Any thoughts and ideas welcome.
Title: Re: A few questions on goat milk yogurt
Post by: AnnDee on July 23, 2017, 05:31:45 AM
Are you using dvi culture?
Maybe it's time to change it up a bit on the culture department?
Title: Re: A few questions on goat milk yogurt
Post by: Stella on July 23, 2017, 06:23:06 AM
Che Hansen yc 180 gives a really nice thickish yogurt with goats milk
Title: Re: A few questions on goat milk yogurt
Post by: lovinglife on July 24, 2017, 01:43:05 PM
Are you sure your temps are staying where you need them?  How old is your milk?  Some people can make it with raw goat milk, I have never had much luck with that.  My yogurt is pretty much hit and miss and I still have not figured out why.

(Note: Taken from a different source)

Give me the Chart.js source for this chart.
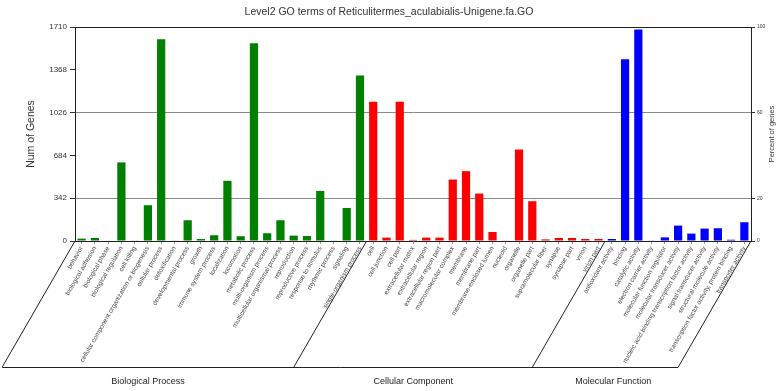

Title: Re: A few questions on goat milk yogurt
Post by: awakephd on July 24, 2017, 03:30:04 PM
Steff, others have offered helpful ideas to explore. Here are my thoughts on the specific questions you ask:

180° is the target, but does not have to be exact - 178° to 183° should not make any difference.
20 minutes is again only a target; 25 minutes will not hurt. In fact, the procedure I follow calls for 30 minutes.

With both of these, my understanding is that we are allowing the whey proteins to "denature" so that they can be incorporated into the structure of the yogurt. It is essentially like making ricotta cheese, except that not adding acid or starting with acidic whey - thus the proteins don't curdle, but they do become available and help to make the yogurt thicker.
Title: Re: A few questions on goat milk yogurt
Post by: steffb503 on August 02, 2017, 06:47:42 PM
Quote from: lovinglife on July 24, 2017, 01:43:05 PM
Are you sure your temps are staying where you need them?  How old is your milk?  Some people can make it with raw goat milk, I have never had much luck with that.  My yogurt is pretty much hit and miss and I still have not figured out why.
I am using my cheese vat with a chart recorder, so yes I have a record of the temps. They are perfect.
Milk is fresh from my goats.
Title: Re: A few questions on goat milk yogurt
Post by: Sweet Leaves Farm on August 28, 2017, 11:49:54 PM
I wonder if your pH is dropping too fast. I had that happen in a 4 gallon vat, and the top 4 inches were nice and thick, while the bottom was liquid. Have you checked the pH before starting, then after it should be set?
Title: Re: A few questions on goat milk yogurt
Post by: lovinglife on March 20, 2018, 06:48:33 PM
Just curious if you ever figured out your yogurt?  I have noticed with my fresh goat milk that early in the goats lactation it is runny, mostly the bottom like yours, but with late lactation the milk turned to a wonderful thick creamy yogurt, same yogurt maker (Instant Pot) and same culture just different stage of lactation.